### Request
Return precisely the span of lines from the top of the material below to the line containing "from matplotlib.ticker import", both included. Pictures are excluded.

### Recorded information
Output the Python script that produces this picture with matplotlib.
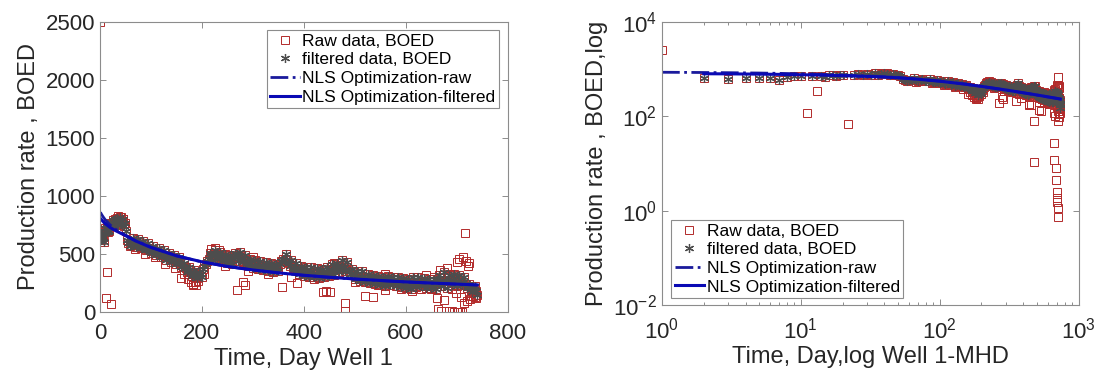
import matplotlib
matplotlib.use("Agg")
import matplotlib.pyplot as plt
from matplotlib.ticker import LogLocator, NullLocator, FixedLocator

plt.rcParams['font.family'] = ['Liberation Sans', 'DejaVu Sans']
plt.rcParams['mathtext.fontset'] = 'custom'
plt.rcParams['mathtext.rm'] = 'Liberation Sans'
plt.rcParams['mathtext.it'] = 'Liberation Sans:italic'
plt.rcParams['mathtext.bf'] = 'Liberation Sans:bold'

# daily samples, days 1-20
days_a = list(range(1, 21))
raw_a = [2500, 650, 620, 640, 660, 650, 600, 680, 700, 720,
         117, 700, 345, 730, 690, 760, 740, 700, 770, 750]
filt_a = [None, 650, 620, 640, 660, 650, 600, 680, 700, 720,
          None, 700, None, 730, 690, 760, 740, 700, 770, 750]

# every 2 days, days 22-60
days_b = list(range(22, 61, 2))
raw_b = [70, 760, 790, 740, 800, 770, 810, 750, 790, 820,
         780, 760, 800, 740, 770, 700, 620, 590, 570, 580]
filt_b = [None, 760, 790, 740, 800, 770, 810, 750, 790, 820,
          780, 760, 800, 740, 770, 700, 620, 590, 570, 580]

# every 5 days, days 65-740 (upper / lower edge of the band, kept by the filter)
days_c = list(range(65, 741, 5))
raw_c = [640, 560, 630, 550, 610, 530, 590, 510, 570, 490,
         550, 470, 530, 450, 510, 430, 490, 410, 470, 390,
         420, 340, 390, 310, 360, 290, 340, 300, 400, 440,
         510, 450, 530, 460, 520, 440, 500, 420, 490, 410,
         510, 440, 520, 430, 490, 400, 460, 380, 450, 370,
         440, 360, 430, 350, 420, 340, 410, 350, 440, 460,
         500, 420, 450, 370, 420, 330, 400, 310, 390, 300,
         390, 300, 380, 290, 370, 300, 390, 310, 410, 320,
         420, 340, 450, 350, 430, 330, 370, 280, 350, 270,
         350, 260, 330, 250, 320, 240, 310, 230, 300, 225,
         310, 230, 300, 220, 300, 215, 290, 210, 280, 200,
         300, 215, 300, 220, 290, 205, 285, 210, 280, 200,
         320, 220, 340, 210, 320, 230, 330, 220, 320, 230,
         300, 210, 240, 170, 220, 150]

# every 5 days, days 63-738 (middle of the band, kept by the filter)
days_d = list(range(63, 739, 5))
raw_d = [590, 600, 580, 570, 560, 550, 545, 540, 525, 520,
         510, 500, 490, 480, 470, 465, 455, 445, 430, 420,
         400, 380, 360, 340, 330, 320, 320, 330, 370, 410,
         460, 490, 500, 490, 480, 470, 455, 445, 440, 450,
         470, 480, 480, 460, 440, 420, 410, 400, 400, 395,
         400, 395, 390, 385, 380, 380, 385, 390, 410, 440,
         450, 430, 400, 380, 370, 360, 350, 345, 340, 340,
         335, 330, 330, 325, 325, 330, 340, 345, 355, 360,
         370, 380, 390, 385, 370, 350, 330, 315, 305, 300,
         300, 295, 290, 285, 280, 275, 270, 265, 262, 260,
         265, 262, 258, 255, 255, 252, 250, 248, 245, 240,
         245, 250, 255, 252, 248, 245, 242, 240, 238, 240,
         260, 270, 275, 270, 265, 270, 275, 270, 265, 260,
         255, 240, 220, 200, 190, 180]

# raw points removed by the filter
days_x = [172, 178, 183, 186, 188, 192, 160, 182, 268, 281, 284, 357, 386,
          438, 443, 451, 480, 481, 520, 535, 560, 611, 612,
          661, 664, 670, 676, 684, 690, 695, 700, 703, 706, 710,
          715, 717, 720, 724, 728, 735, 668, 680, 700, 705, 712, 718, 722,
          690, 698, 708, 726, 732, 738, 35, 42, 45, 218, 226, 234,
          68, 88, 108, 128, 148, 165, 205, 245, 290, 330, 375, 420, 470,
          500, 545, 590, 630, 650, 655, 685, 240, 300, 460, 560, 640]
raw_x = [280, 260, 240, 255, 235, 270, 293, 233, 190, 258, 233, 215, 250,
         172, 180, 172, 78, 11, 137, 130, 190, 195, 180,
         120, 27, 12, 100, 8, 4.5, 2.5, 1.9, 1.5, 1.15, 0.74,
         80, 680, 95, 420, 140, 130, 360, 380, 430, 460, 470, 440, 400,
         200, 160, 130, 110, 140, 120, 830, 820, 800, 540, 550, 530,
         540, 500, 470, 410, 380, 330, 330, 400, 350, 330, 300, 280, 330,
         260, 230, 200, 200, 200, 300, 330, 500, 470, 420, 330, 320]

# NLS fitted decline curves
fit_raw_t = [1, 2, 3, 5, 7, 10, 15, 20, 30, 40, 50, 70, 100, 150, 200, 250,
             300, 350, 400, 450, 500, 550, 600, 650, 700, 740]
fit_raw_q = [860, 850, 842, 828, 815, 797, 772, 750, 715, 688, 662, 614, 558,
             484, 431, 391, 361, 336, 315, 298, 283, 270, 258, 248, 239, 232]
fit_filt_t = [2, 3, 5, 7, 10, 15, 20, 30, 40, 50, 70, 100, 150, 200, 250,
              300, 350, 400, 450, 500, 550, 600, 650, 700, 740]
fit_filt_q = [800, 795, 785, 775, 762, 745, 728, 702, 680, 658, 612, 556,
              484, 432, 392, 362, 337, 316, 299, 284, 271, 259, 249, 240, 233]

raw_t = days_a + days_b + days_c + days_d + days_x
raw_q = raw_a + raw_b + raw_c + raw_d + raw_x
filt_t = [t for t, q in zip(days_a + days_b, filt_a + filt_b) if q is not None] + days_c + days_d
filt_q = [q for q in filt_a + filt_b if q is not None] + raw_c + raw_d

RED = '#b22a2a'
GRAY = '#4d4d4d'
BLUE = '#0a0ab4'
AXC = '#8c8c8c'


def draw_panel(ax):
    h1, = ax.plot(raw_t, raw_q, ls='none', marker='s', ms=6, mfc='none',
                  mec=RED, mew=0.7, label='Raw data, BOED')
    h2, = ax.plot(filt_t, filt_q, ls='none', marker=(6, 2, 0), ms=6.5,
                  color=GRAY, mew=0.9, label='filtered data, BOED')
    h3, = ax.plot(fit_raw_t, fit_raw_q, ls='-.', color='#1a1a9c', lw=2.0,
                  label='NLS Optimization-raw')
    h4, = ax.plot(fit_filt_t, fit_filt_q, ls='-', color=BLUE, lw=2.2,
                  label='NLS Optimization-filtered')
    for s in ax.spines.values():
        s.set_color(AXC)
        s.set_linewidth(0.8)
    ax.tick_params(which='both', direction='in', top=True, right=True,
                   color=AXC, labelcolor='#262626', labelsize=16, width=0.7)
    ax.tick_params(which='major', length=4)
    ax.tick_params(which='minor', length=2.5)
    return [h1, h2, h3, h4]


fig = plt.figure(figsize=(11.02, 3.79), dpi=100)
ax1 = fig.add_axes([0.0907, 0.177, 0.370, 0.765])
ax2 = fig.add_axes([0.6007, 0.195, 0.378, 0.747])

handles = draw_panel(ax1)
ax1.set_xlim(0, 800)
ax1.set_ylim(0, 2500)
ax1.set_xticks([0, 200, 400, 600, 800])
ax1.set_yticks([0, 500, 1000, 1500, 2000, 2500])
ax1.tick_params(axis='x', pad=8)
ax1.set_xlabel('Time, Day Well 1', fontsize=17, color='#262626', labelpad=3)
ax1.set_ylabel('Production rate , BOED', fontsize=17, color='#262626')
leg1 = ax1.legend(handles=handles, loc='upper right', bbox_to_anchor=(0.978, 0.972),
                  borderaxespad=0, fontsize=12.5, fancybox=False, edgecolor=AXC,
                  framealpha=1, handlelength=1.7, handletextpad=0.15,
                  labelspacing=0.2, borderpad=0.2, numpoints=1)
leg1.get_frame().set_linewidth(0.8)

handles2 = draw_panel(ax2)
ax2.set_xscale('log')
ax2.set_yscale('log')
ax2.set_xlim(1, 1000)
ax2.set_ylim(1e-2, 1e4)
ax2.xaxis.set_major_locator(FixedLocator([1, 10, 100, 1000]))
ax2.xaxis.set_minor_locator(LogLocator(base=10, subs=range(2, 10)))
ax2.yaxis.set_major_locator(FixedLocator([1e-2, 1, 1e2, 1e4]))
ax2.yaxis.set_minor_locator(NullLocator())
ax2.tick_params(axis='x', pad=9)
ax2.set_xlabel('Time, Day,log Well 1-MHD', fontsize=17, color='#262626', labelpad=2)
ax2.set_ylabel('Production rate , BOED,log', fontsize=17, color='#262626')
leg2 = ax2.legend(handles=handles2, loc='lower left', bbox_to_anchor=(0.022, 0.025),
                  borderaxespad=0, fontsize=12.5, fancybox=False, edgecolor=AXC,
                  framealpha=1, handlelength=1.7, handletextpad=0.15,
                  labelspacing=0.2, borderpad=0.2, numpoints=1)
leg2.get_frame().set_linewidth(0.8)

fig.savefig('out.png', dpi=100)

### Written solution
Output the Python script that produces this picture with matplotlib.
import matplotlib
matplotlib.use("Agg")
import matplotlib.pyplot as plt
from matplotlib.ticker import LogLocator, NullLocator, FixedLocator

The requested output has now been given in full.